In the listing that follows, retype every line from the first through the one containing "txt = lambda". Pictures are to be left out.
==*==
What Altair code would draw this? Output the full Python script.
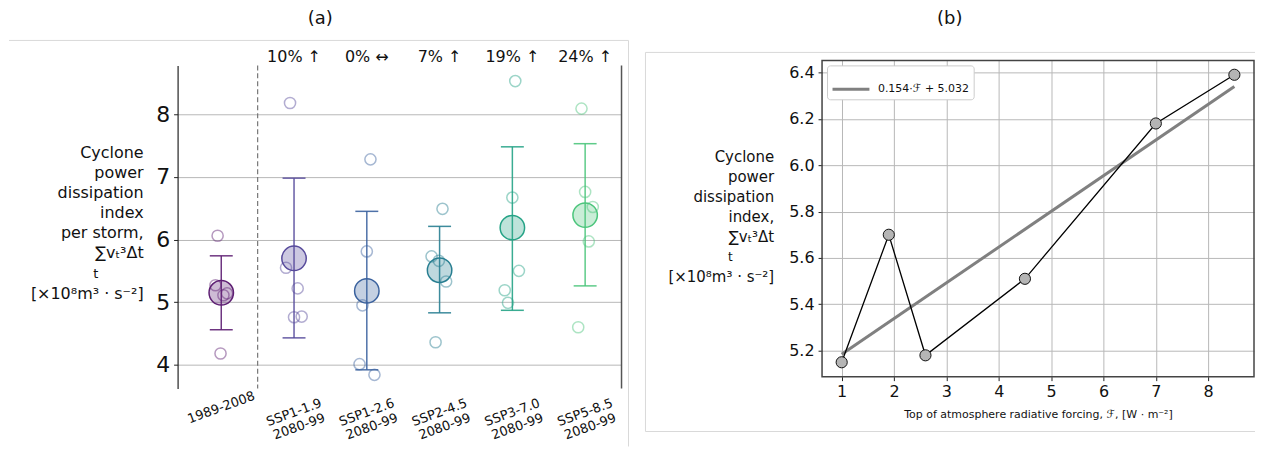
import altair as alt
import pandas as pd

FONT = "DejaVu Sans"

# ---------------- panel (a) data ----------------
CATEGORIES = ["1989-2008", "SSP1-1.9\n2080-99", "SSP1-2.6\n2080-99",
              "SSP2-4.5\n2080-99", "SSP3-7.0\n2080-99", "SSP5-8.5\n2080-99"]
POSITIONS = [0, 1, 2, 3, 4, 5]
COLORS = ["#5e1f73", "#574a9b", "#3b629e", "#287e91", "#25a386", "#4cc57c"]
MEANS = [5.15, 5.70, 5.18, 5.51, 6.19, 6.39]
ERR_LO = [4.56, 4.43, 3.92, 4.83, 4.87, 5.26]
ERR_HI = [5.74, 6.98, 6.45, 6.21, 7.48, 7.53]
CHANGE_POS = [1, 2, 3, 4, 5]
CHANGE_LABELS = ["10% ↑", "0% ↔", "7% ↑", "19% ↑", "24% ↑"]
MEMBERS = [
    [6.06, 4.18, 5.27, 5.11, 5.14],
    [8.18, 5.55, 5.22, 4.76, 4.77],
    [7.28, 5.81, 4.95, 4.01, 3.84],
    [6.49, 5.73, 5.66, 5.33, 4.36],
    [8.53, 6.67, 5.50, 5.19, 4.99],
    [8.09, 6.76, 6.52, 5.97, 4.60],
]
JITTER = [
    [-0.05, -0.01, -0.08, 0.03, 0.08],
    [-0.055, -0.11, 0.05, 0.0, 0.105],
    [0.05, 0.0, -0.06, -0.1, 0.105],
    [0.04, -0.11, -0.01, 0.09, -0.055],
    [0.04, 0.0, 0.09, -0.105, -0.06],
    [-0.05, 0.0, 0.105, 0.05, -0.095],
]
SEPARATOR_X = [0.5]
Y_TICKS_A = [4, 5, 6, 7, 8]

# ---------------- panel (b) data ----------------
FORCING = [1.0, 1.9, 2.6, 4.5, 7.0, 8.5]
PDI = [5.15, 5.70, 5.18, 5.51, 6.18, 6.39]
FIT_LABEL = "0.154·ℱ + 5.032"
X_TICKS_B = [1, 2, 3, 4, 5, 6, 7, 8]
Y_TICKS_B = [5.2, 5.4, 5.6, 5.8, 6.0, 6.2, 6.4]

TITLE_A = "Cyclone\npower\ndissipation\nindex\nper storm,\n∑vₜ³Δt"
TITLE_B = "Cyclone\npower\ndissipation\nindex,\n∑vₜ³Δt"
SUM_INDEX = "t"
UNITS = "[×10⁸m³ · s⁻²]"
X_TITLE_B = "Top of atmosphere radiative forcing, ℱ, [W · m⁻²]"

one = pd.DataFrame({"k": [0]})
txt = lambda s: pd.DataFrame({"t": [s]})

# ================= panel (a) =================
W1, H1, DY = 445, 324, 5
summary = pd.DataFrame({"pos": POSITIONS, "cat": CATEGORIES, "mean": MEANS,
                        "lo": ERR_LO, "hi": ERR_HI})
rows = []
for p, c, vals, offs in zip(POSITIONS, CATEGORIES, MEMBERS, JITTER):
    for v, o in zip(vals, offs):
        rows.append({"xp": p + o, "val": v, "cat": c})
members = pd.DataFrame(rows)
changes = pd.DataFrame({"pos": CHANGE_POS, "label": CHANGE_LABELS})
sep = pd.DataFrame({"sep": SEPARATOR_X})

xs_a = alt.Scale(domain=[-0.6, 5.5], nice=False, zero=False)
ys_a = alt.Scale(domain=[3.62, 8.78], nice=False, zero=False, range=[H1 + DY, DY])
cs_a = alt.Scale(domain=CATEGORIES, range=COLORS)
yaxis_a = alt.Axis(values=Y_TICKS_A, grid=True, gridColor="#b8b8b8", gridWidth=1,
                   domainColor="#222222", domainWidth=1.2, tickColor="#222222",
                   tickSize=4, labelFontSize=22, labelPadding=4, labelColor="#111111",
                   labelFont=FONT, title=None, format="d")
X_A = alt.X("pos:Q", scale=xs_a, axis=None)


def label_text(s, x, y, size, align="right"):
    return alt.Chart(txt(s)).mark_text(fontSize=size, font=FONT, align=align,
                                       baseline="middle", lineBreak="\n", lineHeight=20,
                                       color="#111111").encode(
        x=alt.value(x), y=alt.value(y), text="t:N")


grid_a = alt.Chart(summary).mark_rule(opacity=0).encode(
    x=X_A, y=alt.Y("mean:Q", scale=ys_a, axis=yaxis_a))
right_spine = alt.Chart(one).mark_rule(color="#555555", strokeWidth=1.5).encode(
    x=alt.value(W1), y=alt.value(DY), y2=alt.value(H1 + DY))
sep_rule = alt.Chart(sep).mark_rule(color="#777777", strokeWidth=1.2, strokeDash=[5, 3]).encode(
    x=alt.X("sep:Q", scale=xs_a, axis=None), y=alt.value(DY), y2=alt.value(H1 + DY))
err = alt.Chart(summary).mark_rule(strokeWidth=1.5, opacity=0.9).encode(
    x=X_A, y=alt.Y("lo:Q", scale=ys_a), y2="hi:Q",
    color=alt.Color("cat:N", scale=cs_a, legend=None))
cap_lo = alt.Chart(summary).mark_tick(orient="horizontal", size=23, thickness=1.5, opacity=0.9).encode(
    x=X_A, y=alt.Y("lo:Q", scale=ys_a),
    color=alt.Color("cat:N", scale=cs_a, legend=None))
cap_hi = alt.Chart(summary).mark_tick(orient="horizontal", size=23, thickness=1.5, opacity=0.9).encode(
    x=X_A, y=alt.Y("hi:Q", scale=ys_a),
    color=alt.Color("cat:N", scale=cs_a, legend=None))
pts = alt.Chart(members).mark_point(shape="circle", filled=False, size=125,
                                    strokeWidth=1.5, opacity=0.45).encode(
    x=alt.X("xp:Q", scale=xs_a, axis=None),
    y=alt.Y("val:Q", scale=ys_a),
    color=alt.Color("cat:N", scale=cs_a, legend=None))
means = alt.Chart(summary).mark_point(shape="circle", filled=True, size=600,
                                      fillOpacity=0.3, strokeOpacity=1, strokeWidth=1.5).encode(
    x=X_A, y=alt.Y("mean:Q", scale=ys_a),
    fill=alt.Fill("cat:N", scale=cs_a, legend=None),
    stroke=alt.Stroke("cat:N", scale=cs_a, legend=None))
change_txt = alt.Chart(changes).mark_text(fontSize=16, font=FONT, baseline="middle",
                                          color="#111111").encode(
    x=X_A, y=alt.value(DY - 8), text="label:N")
xlab1 = alt.Chart(summary.iloc[:1]).mark_text(fontSize=13, font=FONT, angle=340, align="center",
                                              baseline="middle", lineBreak="\n", lineHeight=15,
                                              color="#111111").encode(
    x=X_A, y=alt.value(DY + H1 + 19), text="cat:N")
xlab2 = alt.Chart(summary.iloc[1:]).mark_text(fontSize=13, font=FONT, angle=340, align="center",
                                              baseline="middle", lineBreak="\n", lineHeight=15,
                                              color="#111111").encode(
    x=X_A, y=alt.value(DY + H1 + 24), text="cat:N")
ytitle_a = label_text(TITLE_A, -34, 93, 16)
sum_idx_a = label_text(SUM_INDEX, -82, 214, 13, align="center")
units_a = label_text(UNITS, -34, 234, 16)
name_a = label_text("(a)", 143, -41, 18, align="center")
frame_a_top = alt.Chart(one).mark_rule(color="#d9d9d9", strokeWidth=1).encode(
    x=alt.value(-169), x2=alt.value(W1 + 7), y=alt.value(-20))
frame_a_right = alt.Chart(one).mark_rule(color="#d9d9d9", strokeWidth=1).encode(
    x=alt.value(W1 + 7), y=alt.value(-20), y2=alt.value(H1 + DY + 58))

panel_a = alt.layer(
    frame_a_top, frame_a_right, grid_a, right_spine, sep_rule, err, cap_lo, cap_hi,
    pts, means, change_txt, xlab1, xlab2, ytitle_a, sum_idx_a, units_a, name_a
).properties(width=W1, height=H1 + DY)

# ================= panel (b) =================
W2, H2 = 433, 317
dfb = pd.DataFrame({"F": FORCING, "PDI": PDI})

xs_b = alt.Scale(domain=[0.625, 8.875], nice=False, zero=False)
ys_b = alt.Scale(domain=[5.088, 6.452], nice=False, zero=False)
xaxis_b = alt.Axis(values=X_TICKS_B, grid=True, gridColor="#b8b8b8", gridWidth=1,
                   domain=False, tickColor="#222222", tickSize=4, labelFontSize=16,
                   labelFont=FONT, labelColor="#111111", labelPadding=3, format="d",
                   title=X_TITLE_B, titleFontSize=11, titleFont=FONT, titleFontWeight="normal",
                   titleColor="#111111", titleY=38, titleBaseline="middle")
yaxis_b = alt.Axis(values=Y_TICKS_B, grid=True, gridColor="#b8b8b8", gridWidth=1,
                   domain=False, tickColor="#222222", tickSize=4, labelFontSize=16,
                   labelFont=FONT, labelColor="#111111", labelPadding=4, format=".1f",
                   title=None)

top_anchor = alt.Chart(one).mark_rule(strokeOpacity=0).encode(
    x=alt.value(0), x2=alt.value(10), y=alt.value(-52))
frame_plot_b = alt.Chart(one).mark_rect(fillOpacity=0, stroke="#444444", strokeWidth=1.5).encode(
    x=alt.value(0), x2=alt.value(W2), y=alt.value(0), y2=alt.value(H2))
fit = alt.Chart(dfb).transform_regression("F", "PDI").transform_calculate(
    lab="'" + FIT_LABEL + "'"
).mark_line(strokeWidth=3).encode(
    x=alt.X("F:Q", scale=xs_b, axis=xaxis_b),
    y=alt.Y("PDI:Q", scale=ys_b, axis=yaxis_b),
    color=alt.Color("lab:N", scale=alt.Scale(domain=[FIT_LABEL], range=["#808080"]),
                    legend=alt.Legend(orient="top-left", title=None, symbolType="stroke",
                                      symbolStrokeWidth=3, symbolSize=1369,
                                      labelFontSize=11, labelFont=FONT, labelColor="#111111",
                                      fillColor="white", strokeColor="#cccccc",
                                      cornerRadius=3, padding=4, offset=5, labelOffset=7)))
line_b = alt.Chart(dfb).mark_line(color="black", strokeWidth=1.3).encode(
    x=alt.X("F:Q", scale=xs_b), y=alt.Y("PDI:Q", scale=ys_b))
pts_b = alt.Chart(dfb).mark_point(shape="circle", filled=True, size=125, fill="#b5b5b5",
                                  stroke="#111111", strokeWidth=1, opacity=1).encode(
    x=alt.X("F:Q", scale=xs_b), y=alt.Y("PDI:Q", scale=ys_b))
ytitle_b = label_text(TITLE_B, -48, 97, 15)
sum_idx_b = label_text(SUM_INDEX, -92, 197, 12, align="center")
units_b = label_text(UNITS, -48, 217, 15)
name_b = label_text("(b)", 128, -41, 18, align="center")
frame_b_top = alt.Chart(one).mark_rule(color="#d9d9d9", strokeWidth=1).encode(
    x=alt.value(-177), x2=alt.value(W2 + 1), y=alt.value(-8))
frame_b_bottom = alt.Chart(one).mark_rule(color="#d9d9d9", strokeWidth=1).encode(
    x=alt.value(-177), x2=alt.value(W2 + 1), y=alt.value(H2 + 55))
frame_b_left = alt.Chart(one).mark_rule(color="#d9d9d9", strokeWidth=1).encode(
    x=alt.value(-177), y=alt.value(-8), y2=alt.value(H2 + 55))

panel_b = alt.layer(
    top_anchor, frame_b_top, frame_b_bottom, frame_b_left, fit, line_b, pts_b, frame_plot_b,
    ytitle_b, sum_idx_b, units_b, name_b
).properties(width=W2, height=H2)

chart = alt.hconcat(panel_a, panel_b, spacing=15).resolve_scale(
    color="independent"
).properties(padding=0).configure(font=FONT, view=alt.ViewConfig(stroke=None))

chart.save("out.html", embed_options={"renderer": "svg", "actions": False})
==*==
• **RESPONSE TO THE EXERCISE**:
What Altair code would draw this? Output the full Python script.
import altair as alt
import pandas as pd

FONT = "DejaVu Sans"

# ---------------- panel (a) data ----------------
CATEGORIES = ["1989-2008", "SSP1-1.9\n2080-99", "SSP1-2.6\n2080-99",
              "SSP2-4.5\n2080-99", "SSP3-7.0\n2080-99", "SSP5-8.5\n2080-99"]
POSITIONS = [0, 1, 2, 3, 4, 5]
COLORS = ["#5e1f73", "#574a9b", "#3b629e", "#287e91", "#25a386", "#4cc57c"]
MEANS = [5.15, 5.70, 5.18, 5.51, 6.19, 6.39]
ERR_LO = [4.56, 4.43, 3.92, 4.83, 4.87, 5.26]
ERR_HI = [5.74, 6.98, 6.45, 6.21, 7.48, 7.53]
CHANGE_POS = [1, 2, 3, 4, 5]
CHANGE_LABELS = ["10% ↑", "0% ↔", "7% ↑", "19% ↑", "24% ↑"]
MEMBERS = [
    [6.06, 4.18, 5.27, 5.11, 5.14],
    [8.18, 5.55, 5.22, 4.76, 4.77],
    [7.28, 5.81, 4.95, 4.01, 3.84],
    [6.49, 5.73, 5.66, 5.33, 4.36],
    [8.53, 6.67, 5.50, 5.19, 4.99],
    [8.09, 6.76, 6.52, 5.97, 4.60],
]
JITTER = [
    [-0.05, -0.01, -0.08, 0.03, 0.08],
    [-0.055, -0.11, 0.05, 0.0, 0.105],
    [0.05, 0.0, -0.06, -0.1, 0.105],
    [0.04, -0.11, -0.01, 0.09, -0.055],
    [0.04, 0.0, 0.09, -0.105, -0.06],
    [-0.05, 0.0, 0.105, 0.05, -0.095],
]
SEPARATOR_X = [0.5]
Y_TICKS_A = [4, 5, 6, 7, 8]

# ---------------- panel (b) data ----------------
FORCING = [1.0, 1.9, 2.6, 4.5, 7.0, 8.5]
PDI = [5.15, 5.70, 5.18, 5.51, 6.18, 6.39]
FIT_LABEL = "0.154·ℱ + 5.032"
X_TICKS_B = [1, 2, 3, 4, 5, 6, 7, 8]
Y_TICKS_B = [5.2, 5.4, 5.6, 5.8, 6.0, 6.2, 6.4]

TITLE_A = "Cyclone\npower\ndissipation\nindex\nper storm,\n∑vₜ³Δt"
TITLE_B = "Cyclone\npower\ndissipation\nindex,\n∑vₜ³Δt"
SUM_INDEX = "t"
UNITS = "[×10⁸m³ · s⁻²]"
X_TITLE_B = "Top of atmosphere radiative forcing, ℱ, [W · m⁻²]"

one = pd.DataFrame({"k": [0]})
txt = lambda s: pd.DataFrame({"t": [s]})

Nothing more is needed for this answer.